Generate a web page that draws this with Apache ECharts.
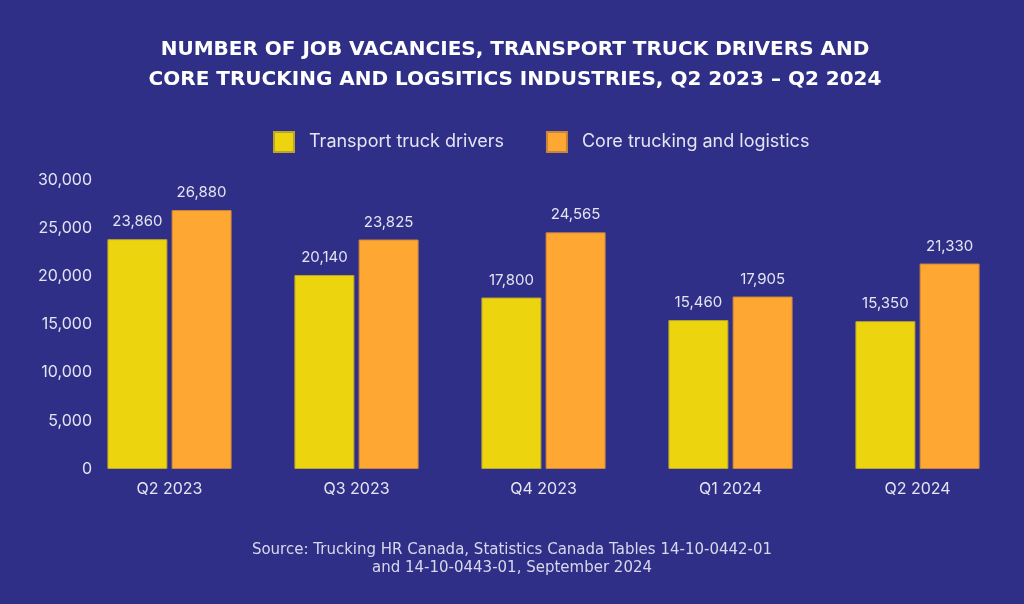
<!DOCTYPE html>
<html>
<head>
<meta charset="utf-8">
<style>
  html, body { margin: 0; padding: 0; background: #2f2f87; }
  #main { width: 1024px; height: 604px; }
</style>
<script src="https://cdn.jsdelivr.net/npm/echarts@6/dist/echarts.min.js"></script>
</head>
<body>
<div id="main"></div>
<script>
const quarters = ["Q2 2023", "Q3 2023", "Q4 2023", "Q1 2024", "Q2 2024"];
const truckDrivers = [23860, 20140, 17800, 15460, 15350];
const coreTrucking = [26880, 23825, 24565, 17905, 21330];
const seriesNames = ["Transport truck drivers", "Core trucking and logistics"];
const titleLines = [
  "NUMBER OF JOB VACANCIES, TRANSPORT TRUCK DRIVERS AND",
  "CORE TRUCKING AND LOGSITICS INDUSTRIES, Q2 2023 \u2013 Q2 2024"
];
const sourceLines = [
  "Source: Trucking HR Canada, Statistics Canada Tables 14-10-0442-01",
  "and 14-10-0443-01, September 2024"
];

var textColor = "#e4e4f2";
var fontFamily = "Inter, 'Open Sans', sans-serif";
var wideFont = "'DejaVu Sans', sans-serif";

var chartDom = document.getElementById("main");
var myChart = echarts.init(chartDom);

function fmt(v) {
  return v.toLocaleString("en-US");
}

var option = {
  backgroundColor: "#2f2f87",
  textStyle: { fontFamily: fontFamily },
  title: [
    {
      text: titleLines.join("\n"),
      left: 510,
      top: 30,
      textAlign: "center",
      textStyle: {
        color: "#ffffff",
        fontSize: 20,
        fontWeight: "bold",
        lineHeight: 30,
        fontFamily: wideFont,
      },
    },
    {
      text: sourceLines.join("\n"),
      left: 507,
      top: 536,
      textAlign: "center",
      textStyle: {
        color: "#d8d8ec",
        fontSize: 15,
        fontWeight: "normal",
        lineHeight: 18,
        fontFamily: wideFont,
      },
    },
  ],
  legend: {
    top: 126,
    left: 268,
    itemWidth: 20,
    itemHeight: 20,
    itemGap: 42,
    icon: "rect",
    textStyle: { color: textColor, fontSize: 18, padding: [0, 0, 0, 10] },
    data: seriesNames,
  },
  grid: {
    left: 76,
    right: 13,
    top: 180,
    bottom: 135,
  },
  xAxis: {
    type: "category",
    data: quarters,
    axisLine: { show: false },
    axisTick: { show: false },
    axisLabel: { color: textColor, fontSize: 16, margin: 12 },
  },
  yAxis: {
    type: "value",
    min: 0,
    max: 30000,
    interval: 5000,
    splitLine: { show: false },
    axisLine: { show: false },
    axisTick: { show: false },
    axisLabel: {
      color: textColor,
      fontSize: 16,
      margin: -16,
      formatter: function (v) { return fmt(v); },
    },
  },
  series: [
    {
      name: seriesNames[0],
      type: "bar",
      data: truckDrivers,
      barWidth: 60,
      barGap: "7%",
      itemStyle: { color: "#ecd50f", borderColor: "#b9a52a", borderWidth: 1 },
      label: {
        show: true,
        position: "top",
        distance: 10,
        color: textColor,
        fontSize: 15,
        formatter: function (p) { return fmt(p.value); },
      },
    },
    {
      name: seriesNames[1],
      type: "bar",
      data: coreTrucking,
      barWidth: 60,
      barGap: "7%",
      itemStyle: { color: "#ffa733", borderColor: "#c9853a", borderWidth: 1 },
      label: {
        show: true,
        position: "top",
        distance: 10,
        color: textColor,
        fontSize: 15,
        formatter: function (p) { return fmt(p.value); },
      },
    },
  ],
};

myChart.setOption(option);
</script>
</body>
</html>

▶ [Request]
All of the material above is to be copied exactly, except for its images.

▶ [Final result]
Generate a web page that draws this with Apache ECharts.
<!DOCTYPE html>
<html>
<head>
<meta charset="utf-8">
<style>
  html, body { margin: 0; padding: 0; background: #2f2f87; }
  #main { width: 1024px; height: 604px; }
</style>
<script src="https://cdn.jsdelivr.net/npm/echarts@6/dist/echarts.min.js"></script>
</head>
<body>
<div id="main"></div>
<script>
const quarters = ["Q2 2023", "Q3 2023", "Q4 2023", "Q1 2024", "Q2 2024"];
const truckDrivers = [23860, 20140, 17800, 15460, 15350];
const coreTrucking = [26880, 23825, 24565, 17905, 21330];
const seriesNames = ["Transport truck drivers", "Core trucking and logistics"];
const titleLines = [
  "NUMBER OF JOB VACANCIES, TRANSPORT TRUCK DRIVERS AND",
  "CORE TRUCKING AND LOGSITICS INDUSTRIES, Q2 2023 \u2013 Q2 2024"
];
const sourceLines = [
  "Source: Trucking HR Canada, Statistics Canada Tables 14-10-0442-01",
  "and 14-10-0443-01, September 2024"
];

var textColor = "#e4e4f2";
var fontFamily = "Inter, 'Open Sans', sans-serif";
var wideFont = "'DejaVu Sans', sans-serif";

var chartDom = document.getElementById("main");
var myChart = echarts.init(chartDom);

function fmt(v) {
  return v.toLocaleString("en-US");
}

var option = {
  backgroundColor: "#2f2f87",
  textStyle: { fontFamily: fontFamily },
  title: [
    {
      text: titleLines.join("\n"),
      left: 510,
      top: 30,
      textAlign: "center",
      textStyle: {
        color: "#ffffff",
        fontSize: 20,
        fontWeight: "bold",
        lineHeight: 30,
        fontFamily: wideFont,
      },
    },
    {
      text: sourceLines.join("\n"),
      left: 507,
      top: 536,
      textAlign: "center",
      textStyle: {
        color: "#d8d8ec",
        fontSize: 15,
        fontWeight: "normal",
        lineHeight: 18,
        fontFamily: wideFont,
      },
    },
  ],
  legend: {
    top: 126,
    left: 268,
    itemWidth: 20,
    itemHeight: 20,
    itemGap: 42,
    icon: "rect",
    textStyle: { color: textColor, fontSize: 18, padding: [0, 0, 0, 10] },
    data: seriesNames,
  },
  grid: {
    left: 76,
    right: 13,
    top: 180,
    bottom: 135,
  },
  xAxis: {
    type: "category",
    data: quarters,
    axisLine: { show: false },
    axisTick: { show: false },
    axisLabel: { color: textColor, fontSize: 16, margin: 12 },
  },
  yAxis: {
    type: "value",
    min: 0,
    max: 30000,
    interval: 5000,
    splitLine: { show: false },
    axisLine: { show: false },
    axisTick: { show: false },
    axisLabel: {
      color: textColor,
      fontSize: 16,
      margin: -16,
      formatter: function (v) { return fmt(v); },
    },
  },
  series: [
    {
      name: seriesNames[0],
      type: "bar",
      data: truckDrivers,
      barWidth: 60,
      barGap: "7%",
      itemStyle: { color: "#ecd50f", borderColor: "#b9a52a", borderWidth: 1 },
      label: {
        show: true,
        position: "top",
        distance: 10,
        color: textColor,
        fontSize: 15,
        formatter: function (p) { return fmt(p.value); },
      },
    },
    {
      name: seriesNames[1],
      type: "bar",
      data: coreTrucking,
      barWidth: 60,
      barGap: "7%",
      itemStyle: { color: "#ffa733", borderColor: "#c9853a", borderWidth: 1 },
      label: {
        show: true,
        position: "top",
        distance: 10,
        color: textColor,
        fontSize: 15,
        formatter: function (p) { return fmt(p.value); },
      },
    },
  ],
};

myChart.setOption(option);
</script>
</body>
</html>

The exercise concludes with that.